= Altenberg Trio =

The Altenberg Trio is a piano trio formed in 1994 in Vienna. It is named after a Viennese poet Peter Altenberg. Since its debut during the Salzburg Mozart Week in 1994, it is one of the few full-time piano trios in Europe. The ensemble became Trio-in-residence of Vienna's Gesellschaft der Musikfreunde (Musikverein) where it gives an annual series of concerts in the Brahms Saal. Their repertoire encompasses more than 250 piano trios, among them works that were composed for and premiered by the Altenberg Trio, such as Douglas Weiland's First Trio, opus 22 (1995).

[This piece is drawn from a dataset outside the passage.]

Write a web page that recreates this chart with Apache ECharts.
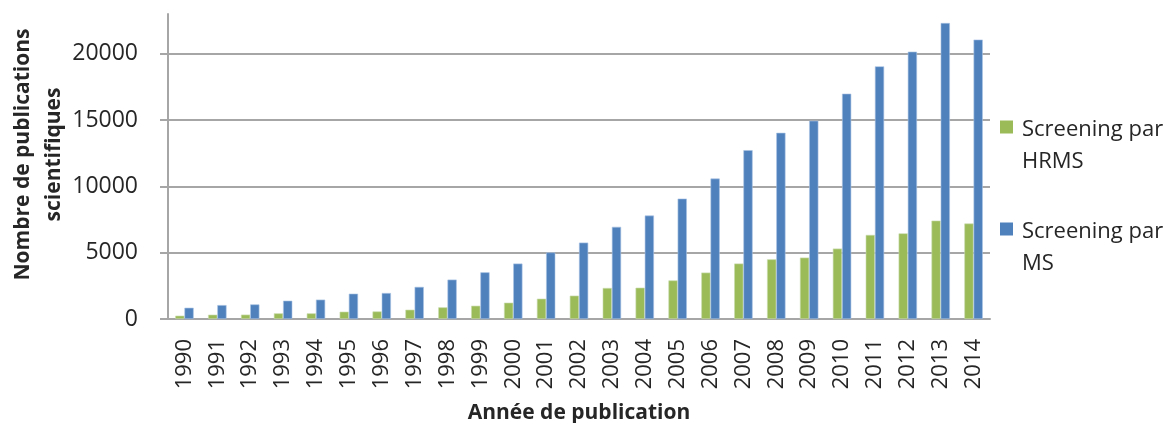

In 1999, following the release of their recording of the complete Schumann piano trios, the Trio received the Robert Schumann Award of the City of Zwickau. Their recording of trios of Ives (Piano Trio), Copland and Bernstein (Piano Trio) won the Edison Award in Amsterdam in 2000.

In 2012 Christopher Hinterhuber replaced Claus-Christian Schuster as pianist and Christoph Stradner replaced Alexander Gebert as cellist.

In 2018 Ziyu He replaced founding member Amiram Ganz as violinist.

Ziyu He plays the „Grumiaux“ violin by Jean-Baptiste Vuillaume, made in 1855, Christoph Stradner a cello by Antonio Stradivari, 1680.

==Members==
- Ziyu He (violin)
- Christopher Hinterhuber (piano)
- Christoph Stradner (violoncello)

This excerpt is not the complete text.